Name: Anonymous 2009-07-28 0:06

Hello /prog/. Before you dismiss this as a request for a walkthrough, I would gladly read it somewhere if someone knows of a manual I can read to make this program.

I need to make a program that's flash-card like, in that it presents a word and you have to translate it. Is there a way I can do this in Python?
Ideally the simpler the better. At the very least I would like it to work:
It displays a word in a different language, with a prompt to enter it's equivalent in another language, and it checks if it's right, if it is, it says that, and moves on, removing it from the list of what to ask, if not, it marks it to a list and comes back to it later. Also, would one be able to have this list randomized?

Name: Anonymous 2009-07-28 0:09

Yes.

Name: Anonymous 2009-07-28 0:13

>>1
That program already basically exists and it's called Anki. Though you'd need to write a plugin to do the prompt as it uses the mouse. Use the Source, Luke!

Name: Anonymous 2009-07-28 0:16

>>3
Well I know there are such programs that exist, it's just that I can't bring myself to write useless exercising-programs in Python so I 'learn' the commands. No matter how well I know them, I'll never use the language unless I have a reason to. I'm a fan of learning foreign languages and I figured this would be a low-medium difficulty program and since I've made another more basic py program this would be a good thing to move up to.

Name: Anonymous 2009-07-28 0:20

>>4
That's why I said just write the plugin. You wanted a manual or something similar, but I don't know of one, that's why I suggested using the source code of an already existing one and adapting it. It's in python too.

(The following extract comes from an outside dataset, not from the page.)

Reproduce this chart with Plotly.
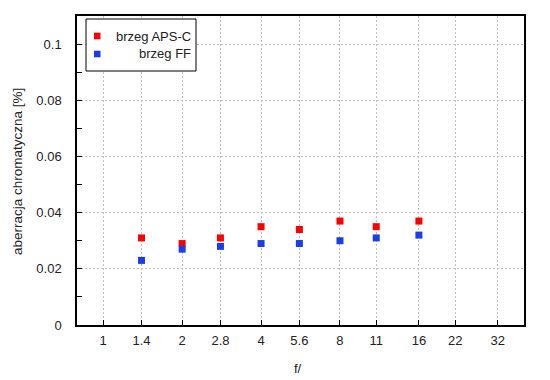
import plotly.graph_objects as go

f_stops = [1.4, 2, 2.8, 4, 5.6, 8, 11, 16]
aps_c = [0.031, 0.029, 0.031, 0.035, 0.034, 0.037, 0.035, 0.037]
ff = [0.023, 0.027, 0.028, 0.029, 0.029, 0.030, 0.031, 0.032]
x_ticks = [1, 1.4, 2, 2.8, 4, 5.6, 8, 11, 16, 22, 32]
x_tick_labels = ["1", "1.4", "2", "2.8", "4", "5.6", "8", "11", "16", "22", "32"]
series_names = ["brzeg APS-C", "brzeg FF"]
series_colors = ["#ff0000", "#1a3ee6"]

fig = go.Figure()
fig.add_trace(go.Scatter(x=f_stops, y=aps_c, mode="markers", name=series_names[0],
                         marker=dict(symbol="square", size=7, color=series_colors[0])))
fig.add_trace(go.Scatter(x=f_stops, y=ff, mode="markers", name=series_names[1],
                         marker=dict(symbol="square", size=7, color=series_colors[1])))

grid = dict(showgrid=True, gridcolor="#c0c0c0", griddash="2px,2px", gridwidth=1)
tickfont = dict(size=13, color="#222222")
fig.update_xaxes(type="log", range=[-0.1, 1.605], tickvals=x_ticks, ticktext=x_tick_labels,
                 ticks="inside", ticklen=5, tickcolor="black", showline=True, linecolor="black",
                 linewidth=1.5, mirror=True, zeroline=False, automargin=False,
                 ticklabelstandoff=3, tickfont=tickfont, **grid)
fig.update_yaxes(range=[0, 0.11], dtick=0.02, tick0=0, ticks="inside", ticklen=5, tickcolor="black",
                 minor=dict(dtick=0.01, ticks="inside", ticklen=5, tickcolor="black", showgrid=False),
                 showline=True, linecolor="black", linewidth=1.5, mirror=True, zeroline=False,
                 automargin=False, ticklabelstandoff=11, tickfont=tickfont, **grid)

# window coordinates of the plot area (page has an 8px body margin)
L, R, T, B = 77, 524, 16, 325
def px(x):
    return (x - L) / (R - L)
def py(y):
    return 1 - (y - T) / (B - T)

# axis titles
fig.add_annotation(xref="paper", yref="paper", x=0, y=py(172), xshift=17 - L, text="aberracja chromatyczna [%]",
                   textangle=-90, showarrow=False, xanchor="center", yanchor="middle",
                   font=dict(size=13.5, color="#222222"))
fig.add_annotation(xref="paper", yref="paper", x=px(298), y=0, yshift=-(368 - B), text="f/",
                   showarrow=False, xanchor="center", yanchor="middle", font=dict(size=13, color="#222222"))

# manual legend (box, markers, right-aligned labels)
fig.add_shape(type="rect", xref="paper", yref="paper", x0=px(86), x1=px(196), y0=py(71), y1=py(19),
              line=dict(color="black", width=1), fillcolor="white", layer="above")
for i, (name, col) in enumerate(zip(series_names, series_colors)):
    cy = 36 + i * 18
    fig.add_shape(type="rect", xref="paper", yref="paper", x0=px(94), x1=px(100.5),
                  y0=py(cy + 3.3), y1=py(cy - 3.3), line=dict(width=0), fillcolor=col, layer="above")
    fig.add_annotation(xref="paper", yref="paper", x=px(192.5), y=py(cy), text=name,
                       showarrow=False, xanchor="right", yanchor="middle",
                       font=dict(size=13, color="#222222"))

fig.update_layout(
    width=542, height=372,
    margin=dict(l=69, r=26, t=8, b=55),
    paper_bgcolor="white", plot_bgcolor="white",
    font=dict(family="Liberation Sans, Arial, sans-serif", size=13, color="#222222"),
    showlegend=False,
)
fig.write_html("out.html")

Name: Anonymous 2009-07-28 0:39

#!/usr/bin/python2.5

import random
from sys import stdin

filename = "wordpairs.txt"

f = open(filename)
pairs = dict()

for line in f:
    a, _, b = line.partition(':')
    pairs[a.strip()] = b.strip()

f.close()

total, right = 0, 0

while len(pairs) > 0:
    k = random.choice(pairs.keys())
    print "\033[1m" + k + "\033[0m" + "? ",
    answer = stdin.readline().strip()

    if answer == pairs[k]:
        print "Correct!"
        del pairs[k]
        right += 1
    else:
        print "Wrong!"
    total += 1

print "Done! Your final score is %d / %d (%.2f%%)." % (right, total,
                                                       right * 100. / total)


Whine whine whine.
Just put your shit in wordpairs.txt, in the format foreign word or phrase:translated word or phrase.

The way to learn a language is to start with a basic tutorial, then find a simple problem that interests you and doing it. Not finding a problem that interests you and then looking for a tutorial on how to solve that problem online.

Name: Anonymous 2009-07-28 2:53

>>1
Don't do it like that, OP. Just display the question, have the user press a key to see the answer, then have them indicate whether they were right or wrong. Worst case scenario: two key presses, as opposed to either lots of key presses or getting input methods for non-latin alphabets set up then pressing lots of keys.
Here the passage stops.